■ EXERCISE REQUIREMENTS ■
Transcribe everything in the data word for word. Pictures are left out.

═══ MATERIAL

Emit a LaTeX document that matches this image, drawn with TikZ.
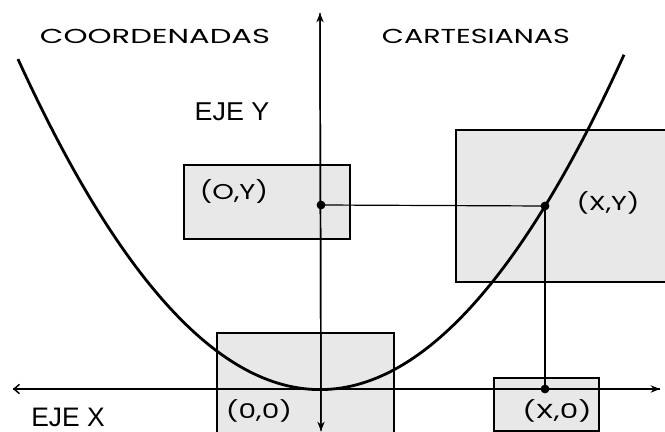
\documentclass[tikz,border=0pt]{standalone}
\usepackage{fontspec}
\usepackage{graphicx}
\usetikzlibrary{arrows.meta}
\newfontfamily\gothic{Poppins}
\newfontfamily\arialf{Liberation Sans}
\newcommand\fitbox[3]{\resizebox*{#1}{#2}{#3}}
\tikzset{
  gbox/.style={draw=black, line width=0.9pt, fill=gray!18, inner sep=0pt},
  axisline/.style={line width=1.1pt},
  joinline/.style={line width=0.9pt},
  curveline/.style={line width=2.1pt, line join=round},
  dotmark/.style={circle, fill=black, inner sep=0pt, minimum size=6.6pt},
  lbl/.style={inner sep=0pt, anchor=center}
}
\begin{document}
\begin{tikzpicture}[x=0.75pt,y=-0.75pt]
\useasboundingbox (0,0) rectangle (665,432);
\clip (0,0) rectangle (665,432);
\fill[white] (0,0) rectangle (665,432);
% boxes
\node[gbox, minimum width=124.5pt, minimum height=55.5pt] (boxoy) at (267,202) {};
\node[gbox, minimum width=160.5pt, minimum height=114pt] (boxxy) at (563,206) {};
\node[gbox, minimum width=132.75pt, minimum height=84pt] (box00) at (305.5,389) {};
\node[gbox, minimum width=78.75pt, minimum height=39.75pt] (boxx0) at (546.5,404.5) {};
% axes
\coordinate (ytop) at (320,13);
\coordinate (ybot) at (321,431);
\coordinate (xl) at (13,389);
\coordinate (xr) at (660,389);
\draw[axisline, -{Stealth[length=7pt,width=5.5pt]}] (xl) -- (xr);
\draw[axisline, -{Straight Barb[length=4pt,width=7pt]}] (xr) -- (xl);
\draw[axisline, -{Stealth[length=7pt,width=5.5pt]}] (ybot) -- (ytop);
\draw[axisline, -{Stealth[length=7pt,width=5.5pt]}] (ytop) -- (ybot);
% points
\node[dotmark] (poy) at (321,205) {};
\node[dotmark] (pxy) at (545,206) {};
\node[dotmark] (px0) at (545,389) {};
\draw[joinline] (poy.center) -- (pxy.center);
\draw[joinline] (pxy.center) -- (px0.center);
% parabola
\draw[curveline] plot[domain=-302:304, samples=151, smooth] ({320+\x},{389.6-(0.0602*\x)*(0.0602*\x)});
% texts
\node[lbl] (t1) at (155,36) {\fitbox{172.5pt}{10.8pt}{\gothic COORDENADAS}};
\node[lbl] (t2) at (476,36) {\fitbox{141pt}{10.8pt}{\gothic CARTESIANAS}};
\node[lbl] (ejey) at (232,112) {\fitbox{56pt}{13.5pt}{\arialf EJE Y}};
\node[lbl] (ejex) at (68,417) {\fitbox{55pt}{14pt}{\arialf EJE X}};
\node[lbl] (loy) at (234,191) {\fitbox{51pt}{18pt}{\gothic (O,Y)}};
\node[lbl] (lxy) at (608,203) {\fitbox{47pt}{17pt}{\gothic (X,Y)}};
\node[lbl] (l00) at (259,411) {\fitbox{49.5pt}{17pt}{\gothic (0,0)}};
\node[lbl] (lx0) at (557,411) {\fitbox{52pt}{17pt}{\gothic (X,0)}};
\end{tikzpicture}
\end{document}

══════

■ OUTPUT FOR THIS EXERCISE ■
Emit a LaTeX document that matches this image, drawn with TikZ.
\documentclass[tikz,border=0pt]{standalone}
\usepackage{fontspec}
\usepackage{graphicx}
\usetikzlibrary{arrows.meta}
\newfontfamily\gothic{Poppins}
\newfontfamily\arialf{Liberation Sans}
\newcommand\fitbox[3]{\resizebox*{#1}{#2}{#3}}
\tikzset{
  gbox/.style={draw=black, line width=0.9pt, fill=gray!18, inner sep=0pt},
  axisline/.style={line width=1.1pt},
  joinline/.style={line width=0.9pt},
  curveline/.style={line width=2.1pt, line join=round},
  dotmark/.style={circle, fill=black, inner sep=0pt, minimum size=6.6pt},
  lbl/.style={inner sep=0pt, anchor=center}
}
\begin{document}
\begin{tikzpicture}[x=0.75pt,y=-0.75pt]
\useasboundingbox (0,0) rectangle (665,432);
\clip (0,0) rectangle (665,432);
\fill[white] (0,0) rectangle (665,432);
% boxes
\node[gbox, minimum width=124.5pt, minimum height=55.5pt] (boxoy) at (267,202) {};
\node[gbox, minimum width=160.5pt, minimum height=114pt] (boxxy) at (563,206) {};
\node[gbox, minimum width=132.75pt, minimum height=84pt] (box00) at (305.5,389) {};
\node[gbox, minimum width=78.75pt, minimum height=39.75pt] (boxx0) at (546.5,404.5) {};
% axes
\coordinate (ytop) at (320,13);
\coordinate (ybot) at (321,431);
\coordinate (xl) at (13,389);
\coordinate (xr) at (660,389);
\draw[axisline, -{Stealth[length=7pt,width=5.5pt]}] (xl) -- (xr);
\draw[axisline, -{Straight Barb[length=4pt,width=7pt]}] (xr) -- (xl);
\draw[axisline, -{Stealth[length=7pt,width=5.5pt]}] (ybot) -- (ytop);
\draw[axisline, -{Stealth[length=7pt,width=5.5pt]}] (ytop) -- (ybot);
% points
\node[dotmark] (poy) at (321,205) {};
\node[dotmark] (pxy) at (545,206) {};
\node[dotmark] (px0) at (545,389) {};
\draw[joinline] (poy.center) -- (pxy.center);
\draw[joinline] (pxy.center) -- (px0.center);
% parabola
\draw[curveline] plot[domain=-302:304, samples=151, smooth] ({320+\x},{389.6-(0.0602*\x)*(0.0602*\x)});
% texts
\node[lbl] (t1) at (155,36) {\fitbox{172.5pt}{10.8pt}{\gothic COORDENADAS}};
\node[lbl] (t2) at (476,36) {\fitbox{141pt}{10.8pt}{\gothic CARTESIANAS}};
\node[lbl] (ejey) at (232,112) {\fitbox{56pt}{13.5pt}{\arialf EJE Y}};
\node[lbl] (ejex) at (68,417) {\fitbox{55pt}{14pt}{\arialf EJE X}};
\node[lbl] (loy) at (234,191) {\fitbox{51pt}{18pt}{\gothic (O,Y)}};
\node[lbl] (lxy) at (608,203) {\fitbox{47pt}{17pt}{\gothic (X,Y)}};
\node[lbl] (l00) at (259,411) {\fitbox{49.5pt}{17pt}{\gothic (0,0)}};
\node[lbl] (lx0) at (557,411) {\fitbox{52pt}{17pt}{\gothic (X,0)}};
\end{tikzpicture}
\end{document}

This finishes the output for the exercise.